> [WHAT YOU NEED TO DO]: Write out the material exactly, leaving every picture behind.

> [RECORDED DATA]:
---

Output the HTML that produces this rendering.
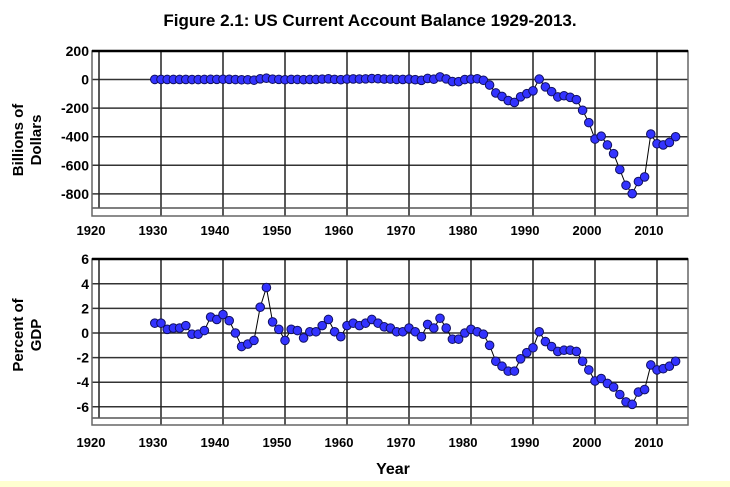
<!DOCTYPE html>
<html><head><meta charset="utf-8"><style>
body{margin:0;background:#fff;}
svg{display:block;font-family:"Liberation Sans",Arial,sans-serif;font-weight:bold;}
</style></head><body>
<svg id="c" width="730" height="487" viewBox="0 0 730 487">
<rect x="0" y="481" width="730" height="6" fill="#ffffd0"/>
<text x="370" y="26" text-anchor="middle" font-size="17">Figure 2.1: US Current Account Balance 1929-2013.</text>
<g transform="translate(27,140) rotate(-90)"><text x="0" y="-4" text-anchor="middle" font-size="15">Billions of</text><text x="0" y="14" text-anchor="middle" font-size="15">Dollars</text></g>
<g transform="translate(27,335) rotate(-90)"><text x="0" y="-4" text-anchor="middle" font-size="15">Percent of</text><text x="0" y="14" text-anchor="middle" font-size="15">GDP</text></g>
<text x="393" y="474" text-anchor="middle" font-size="16">Year</text>
</svg>
<script>
const years=[];for(let y=1929;y<=2013;y++)years.push(y);
const xTicks=[1920,1930,1940,1950,1960,1970,1980,1990,2000,2010];
const topTicks=[200,0,-200,-400,-600,-800];
const botTicks=[6,4,2,0,-2,-4,-6];
const billions=[0.6,0.7,0.3,0.2,0.2,0.4,-0.1,-0.1,0.2,1.1,0.9,1.5,1.4,-0.2,-2.0,-1.8,-4.6,4.9,9.0,2.4,0.9,-1.8,0.9,0.6,-1.3,0.2,0.4,2.7,4.8,0.8,-1.3,2.8,3.8,3.4,4.4,6.8,5.4,3.0,2.6,0.6,0.4,2.3,-1.4,-5.8,7.1,2.0,18.1,4.3,-14.3,-15.1,-0.3,2.3,5.0,-5.5,-38.7,-94.3,-118.2,-147.2,-160.7,-121.2,-99.5,-79.0,2.9,-51.6,-84.8,-121.6,-113.6,-124.8,-140.7,-215.1,-301.6,-416.3,-396.7,-457.8,-518.7,-629.3,-739.8,-798.5,-713.4,-681.3,-381.6,-449.5,-457.7,-440.4,-400.3];
const percent=[0.8,0.8,0.3,0.4,0.4,0.6,-0.1,-0.1,0.2,1.3,1.1,1.5,1.0,0.0,-1.1,-0.9,-0.6,2.1,3.7,0.9,0.3,-0.6,0.3,0.2,-0.4,0.1,0.1,0.6,1.1,0.1,-0.3,0.6,0.8,0.6,0.8,1.1,0.8,0.5,0.4,0.1,0.1,0.4,0.1,-0.3,0.7,0.4,1.2,0.4,-0.5,-0.5,0.0,0.3,0.1,-0.1,-1.0,-2.3,-2.7,-3.1,-3.1,-2.1,-1.6,-1.2,0.1,-0.7,-1.1,-1.5,-1.4,-1.4,-1.5,-2.3,-3.0,-3.9,-3.7,-4.1,-4.4,-5.0,-5.6,-5.8,-4.8,-4.6,-2.6,-3.0,-2.9,-2.7,-2.3];
const svg=document.getElementById('c');const NS='http://www.w3.org/2000/svg';
function mk(t,a,p){const e=document.createElementNS(NS,t);for(const k in a)e.setAttribute(k,a[k]);(p||svg).appendChild(e);return e;}
const xs=y=>99+(y-1920)*6.2;
function panel(name,top,bottom,inner,ymax,ymin,vals,ticks,labY,y0px,ppu){
  const ys=v=>y0px-v*ppu;
  const g=mk('g',{});
  
  
  ticks.forEach(t=>{const l=mk('line',{x1:92,x2:688,y1:ys(t),y2:ys(t),stroke:'#333','stroke-width':1.5},g);
    
    const tx=mk('text',{x:89,y:ys(t)+5,'text-anchor':'end','font-size':14},g);tx.textContent=t;
    });
  xTicks.forEach(t=>{const l=mk('line',{x1:xs(t),x2:xs(t),y1:top,y2:t===1920?inner:bottom,stroke:'#222','stroke-width':1.5},g);
    
    const tx=mk('text',{x:xs(t)-8,y:labY,'text-anchor':'middle','font-size':13},g);tx.textContent=t;
    });
  const il=mk('line',{x1:92,x2:688,y1:inner,y2:inner,stroke:'#555','stroke-width':1.5},g);
  
  const fr=mk('rect',{x:92,y:top,width:596,height:bottom-top,fill:'none',stroke:'#666','stroke-width':1.5},g);
  
  const tl=mk('line',{x1:92,x2:688,y1:top,y2:top,stroke:'#000','stroke-width':2.5},g);
  
  const pts=vals.map((v,i)=>xs(years[i])+','+ys(v)).join(' ');
  const pl=mk('polyline',{points:pts,fill:'none',stroke:'#000','stroke-width':1},g);
  
  vals.forEach((v,i)=>{const c=mk('circle',{cx:xs(years[i]),cy:ys(v),r:4.3,fill:'#3333ff',stroke:'#101060','stroke-width':1},g);
    });
}
panel('billions',51,216,208,200,-900,billions,topTicks,235,79.5,28.6/200);
panel('percent',259,425,418,6,-7,percent,botTicks,447,333,12.3);
</script>
</body></html>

---

> [RESPONSE FOR THIS EXERCISE]:
Output the HTML that produces this rendering.
<!DOCTYPE html>
<html><head><meta charset="utf-8"><style>
body{margin:0;background:#fff;}
svg{display:block;font-family:"Liberation Sans",Arial,sans-serif;font-weight:bold;}
</style></head><body>
<svg id="c" width="730" height="487" viewBox="0 0 730 487">
<rect x="0" y="481" width="730" height="6" fill="#ffffd0"/>
<text x="370" y="26" text-anchor="middle" font-size="17">Figure 2.1: US Current Account Balance 1929-2013.</text>
<g transform="translate(27,140) rotate(-90)"><text x="0" y="-4" text-anchor="middle" font-size="15">Billions of</text><text x="0" y="14" text-anchor="middle" font-size="15">Dollars</text></g>
<g transform="translate(27,335) rotate(-90)"><text x="0" y="-4" text-anchor="middle" font-size="15">Percent of</text><text x="0" y="14" text-anchor="middle" font-size="15">GDP</text></g>
<text x="393" y="474" text-anchor="middle" font-size="16">Year</text>
</svg>
<script>
const years=[];for(let y=1929;y<=2013;y++)years.push(y);
const xTicks=[1920,1930,1940,1950,1960,1970,1980,1990,2000,2010];
const topTicks=[200,0,-200,-400,-600,-800];
const botTicks=[6,4,2,0,-2,-4,-6];
const billions=[0.6,0.7,0.3,0.2,0.2,0.4,-0.1,-0.1,0.2,1.1,0.9,1.5,1.4,-0.2,-2.0,-1.8,-4.6,4.9,9.0,2.4,0.9,-1.8,0.9,0.6,-1.3,0.2,0.4,2.7,4.8,0.8,-1.3,2.8,3.8,3.4,4.4,6.8,5.4,3.0,2.6,0.6,0.4,2.3,-1.4,-5.8,7.1,2.0,18.1,4.3,-14.3,-15.1,-0.3,2.3,5.0,-5.5,-38.7,-94.3,-118.2,-147.2,-160.7,-121.2,-99.5,-79.0,2.9,-51.6,-84.8,-121.6,-113.6,-124.8,-140.7,-215.1,-301.6,-416.3,-396.7,-457.8,-518.7,-629.3,-739.8,-798.5,-713.4,-681.3,-381.6,-449.5,-457.7,-440.4,-400.3];
const percent=[0.8,0.8,0.3,0.4,0.4,0.6,-0.1,-0.1,0.2,1.3,1.1,1.5,1.0,0.0,-1.1,-0.9,-0.6,2.1,3.7,0.9,0.3,-0.6,0.3,0.2,-0.4,0.1,0.1,0.6,1.1,0.1,-0.3,0.6,0.8,0.6,0.8,1.1,0.8,0.5,0.4,0.1,0.1,0.4,0.1,-0.3,0.7,0.4,1.2,0.4,-0.5,-0.5,0.0,0.3,0.1,-0.1,-1.0,-2.3,-2.7,-3.1,-3.1,-2.1,-1.6,-1.2,0.1,-0.7,-1.1,-1.5,-1.4,-1.4,-1.5,-2.3,-3.0,-3.9,-3.7,-4.1,-4.4,-5.0,-5.6,-5.8,-4.8,-4.6,-2.6,-3.0,-2.9,-2.7,-2.3];
const svg=document.getElementById('c');const NS='http://www.w3.org/2000/svg';
function mk(t,a,p){const e=document.createElementNS(NS,t);for(const k in a)e.setAttribute(k,a[k]);(p||svg).appendChild(e);return e;}
const xs=y=>99+(y-1920)*6.2;
function panel(name,top,bottom,inner,ymax,ymin,vals,ticks,labY,y0px,ppu){
  const ys=v=>y0px-v*ppu;
  const g=mk('g',{});
  
  
  ticks.forEach(t=>{const l=mk('line',{x1:92,x2:688,y1:ys(t),y2:ys(t),stroke:'#333','stroke-width':1.5},g);
    
    const tx=mk('text',{x:89,y:ys(t)+5,'text-anchor':'end','font-size':14},g);tx.textContent=t;
    });
  xTicks.forEach(t=>{const l=mk('line',{x1:xs(t),x2:xs(t),y1:top,y2:t===1920?inner:bottom,stroke:'#222','stroke-width':1.5},g);
    
    const tx=mk('text',{x:xs(t)-8,y:labY,'text-anchor':'middle','font-size':13},g);tx.textContent=t;
    });
  const il=mk('line',{x1:92,x2:688,y1:inner,y2:inner,stroke:'#555','stroke-width':1.5},g);
  
  const fr=mk('rect',{x:92,y:top,width:596,height:bottom-top,fill:'none',stroke:'#666','stroke-width':1.5},g);
  
  const tl=mk('line',{x1:92,x2:688,y1:top,y2:top,stroke:'#000','stroke-width':2.5},g);
  
  const pts=vals.map((v,i)=>xs(years[i])+','+ys(v)).join(' ');
  const pl=mk('polyline',{points:pts,fill:'none',stroke:'#000','stroke-width':1},g);
  
  vals.forEach((v,i)=>{const c=mk('circle',{cx:xs(years[i]),cy:ys(v),r:4.3,fill:'#3333ff',stroke:'#101060','stroke-width':1},g);
    });
}
panel('billions',51,216,208,200,-900,billions,topTicks,235,79.5,28.6/200);
panel('percent',259,425,418,6,-7,percent,botTicks,447,333,12.3);
</script>
</body></html>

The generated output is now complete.